Linking to from one document to another is basically the foundation of the internet. The URL of a document is the address you point your browser at to retrieve some content. Content on the internet is meant to be read. You drive readers to your content by publishing the URL. Ideally you want your content to be available to readers not only now, but for years hence.
The problem lies with the issue of permanency. Lets say you have a small company that sells products over the internet. You put your return and exchange policies at
example.com/help/returns.htm. You buy a large batch of paper invoices, and have your return policy URL proudly displayed at the bottom of each invoice. A few months down the road, the website is re-designed, and the new return policy is now at
example.com/returns. Apparently nobody remembered that your invoices are pointing to a resource that no longer exists. This happens more often than you might think, and often involves both digital and physical links which are broken.
Common Reasons For Removal
- The content of the page becomes outdated, and is removed entirely.
- The website is redesigned, and old information is moved to an entirely new location
- The type of information changes (a pdf becomes a web page)
- Static content becomes dynamic
Coping With The Problem
There are a few basic ways to cope with out of date URLs. You can display a custom 404 error, perhaps with a search box to allow the user to more easily find the page he was looking for. You can redirect the user back to the root of your website, and hope they can find their way from there. Ideally, you can configure your web-server to redirect all requests from the old URL to the new URL. Unfortunately, the latter process can become quite unwieldy, and is often just ignored, especially on larger websites and over long time periods.

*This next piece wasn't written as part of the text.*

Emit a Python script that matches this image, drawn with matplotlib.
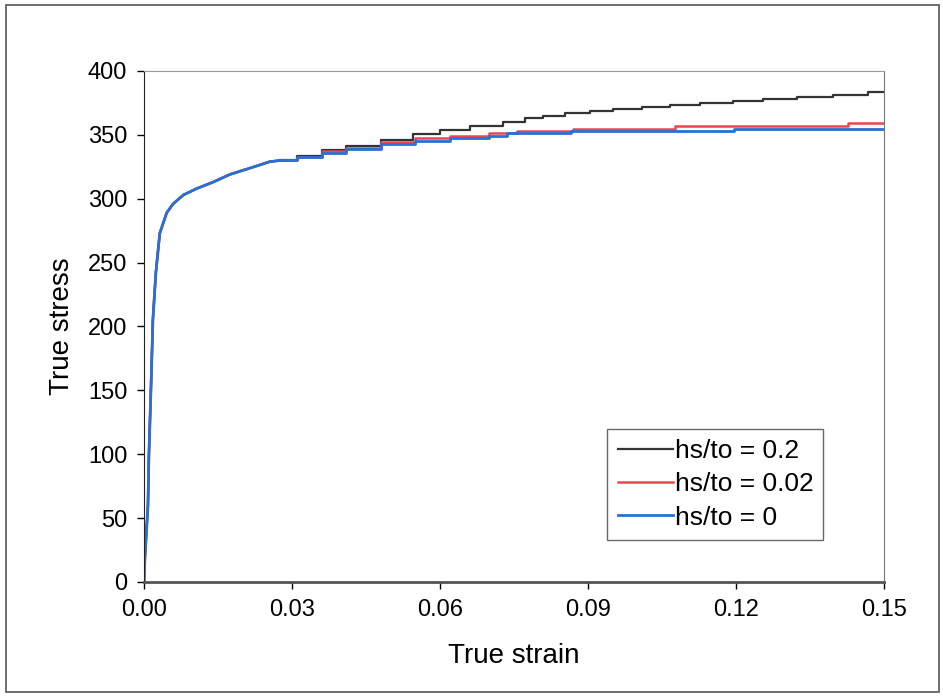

The best solution is to plan ahead when first launching your website. With proper planning, you can configure your website’s URL structure to cope with changes in underlying design and technology without changing the basic URL structure.
If a piece of content is going to be advertised or linked to, its URL should be a folder.

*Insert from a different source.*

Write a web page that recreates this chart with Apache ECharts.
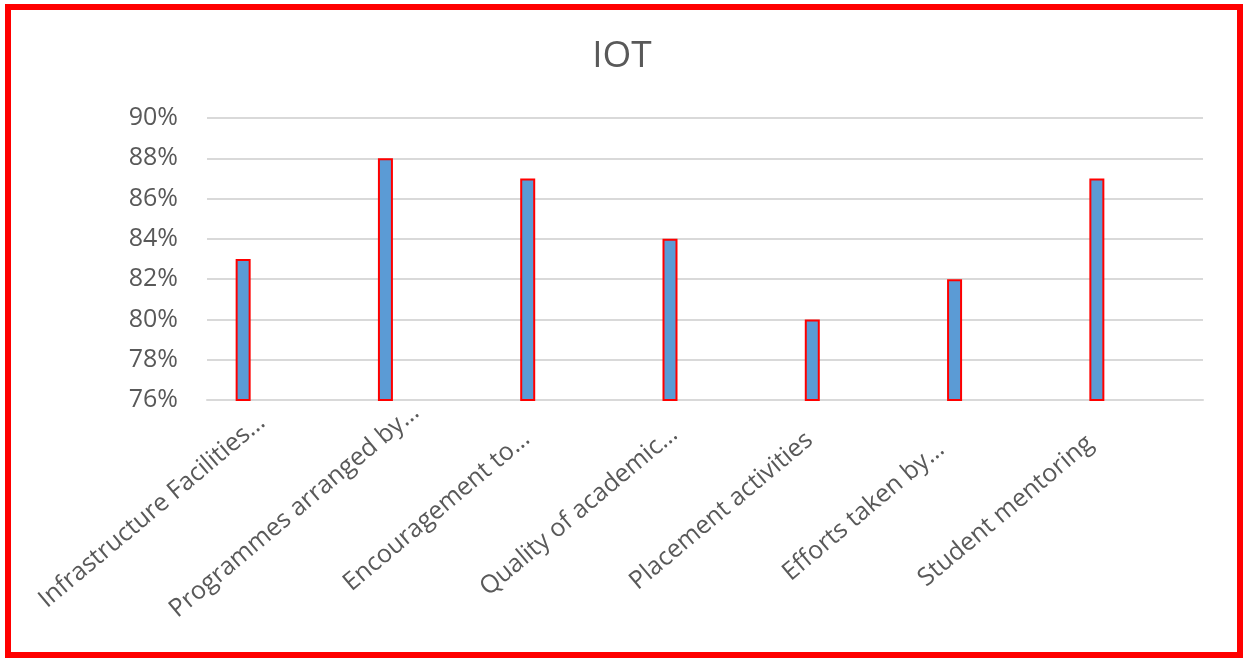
<!DOCTYPE html>
<html>
<head>
<meta charset="utf-8">
<script src="https://cdn.jsdelivr.net/npm/echarts@6/dist/echarts.min.js"></script>
<style>
html,body{margin:0;padding:0;background:#fff;}
#chart{width:1244px;height:658px;}
</style>
</head>
<body>
<div id="chart"></div>
<script>
const categories = [
  "Infrastructure Facilities…",
  "Programmes arranged by…",
  "Encouragement to…",
  "Quality of academic…",
  "Placement activities",
  "Efforts taken by…",
  "Student mentoring"
];
const values = [83, 88, 87, 84, 80, 82, 87];
const yTicks = { min: 76, max: 90, interval: 2 };
const titleText = "IOT";

const chart = echarts.init(document.getElementById('chart'));
const font = "'Open Sans', 'Liberation Sans', Arial, sans-serif";
const textColor = '#595959';
chart.setOption({
  animation: false,
  backgroundColor: '#ffffff',
  title: {
    text: titleText,
    left: 'center',
    top: 33,
    textStyle: { fontFamily: font, fontSize: 37, fontWeight: 'normal', color: textColor }
  },
  graphic: [{
    type: 'rect',
    shape: { x: 8, y: 7, width: 1232, height: 648 },
    style: { fill: 'none', stroke: '#ff0000', lineWidth: 6 },
    z: 100
  }],
  grid: [
    { left: 207, right: 41, top: 118, bottom: 258 },
    { left: 172, right: 76, top: 118, bottom: 258 },
    { left: 81, right: 167, top: 118, bottom: 258 }
  ],
  xAxis: [
    {
      type: 'category', gridIndex: 0, data: categories,
      axisLine: { show: true, lineStyle: { color: '#d9d9d9', width: 2 } },
      axisTick: { show: false },
      axisLabel: { show: false }
    },
    {
      type: 'category', gridIndex: 1, data: categories, show: false
    },
    {
      type: 'category', gridIndex: 2, data: categories,
      axisLine: { show: false }, axisTick: { show: false },
      axisLabel: { rotate: 40, margin: 111, interval: 0, align: 'center', verticalAlign: 'middle',
                   fontFamily: font, fontSize: 25, color: textColor }
    }
  ],
  yAxis: [
    {
      type: 'value', gridIndex: 0, min: yTicks.min, max: yTicks.max, interval: yTicks.interval,
      axisLine: { show: false }, axisTick: { show: false },
      splitLine: { lineStyle: { color: '#d9d9d9', width: 2 } },
      axisLabel: { formatter: '{value}%', margin: 29, fontFamily: font, fontSize: 25, color: textColor }
    },
    {
      type: 'value', gridIndex: 1, min: yTicks.min, max: yTicks.max, interval: yTicks.interval, show: false
    },
    {
      type: 'value', gridIndex: 2, min: yTicks.min, max: yTicks.max, interval: yTicks.interval, show: false
    }
  ],
  series: [{
    type: 'bar',
    xAxisIndex: 1, yAxisIndex: 1,
    data: values,
    barWidth: 15,
    itemStyle: { color: '#5b9bd5', borderColor: '#ff0000', borderWidth: 2 }
  }]
});
</script>
</body>
</html>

example.com/resume is far preferable to
If your website is highly dynamic, generating content on the fly, then your URL structure is even more critical.
example.com/home.php?page=intro&lang=en&spash=yes is confusing, and painful to type by hand.
example.com/intro is simple and easy to type.
How I Handle It
Everybody seems to have their own opinions on how to set up your blog with permanent links. The main concerns seem to be SEO, which isn’t terribly important to me, but I took it into account. I’ve never had a lot of publicly accessible links on my website, so there weren’t many links to preserve. I did choose to maintain most of the hosted files and private content, as I’d planned for that ages ago.
I settled on this structure:
http://curtistasker.com/blog/%category%/%post_id%/%posttitle%. I wanted the word ‘blog’ in the url somewhere, to indicate at a glance (and to search engines) that this was a blog post. I plan on using a small number of categories with little overlap, so having the category in the URL is reasonable. It provides an additional keyword for search engines, and offers users a bit more information to go along with the post title. Post ID is there mostly to make search engines happy, as quite a few people seemed to think a three or more digit numeric in your URL was beneficial. And finally it closes with the post title.
Tweaking WordPress to handle this structure wasn’t terribly bad, though its since gotten easier. I’ve been able to get rid of a custom plugin I wrote to handle category links, as newer versions of WordPress can handle what I want by default. I also use a lot URL Rewriting to help prevent duplicate links, by forcing
example.com/files/file1 to all redirect to the same URL. I also discourage duplicate indexing of content (category and tag pages with summaries).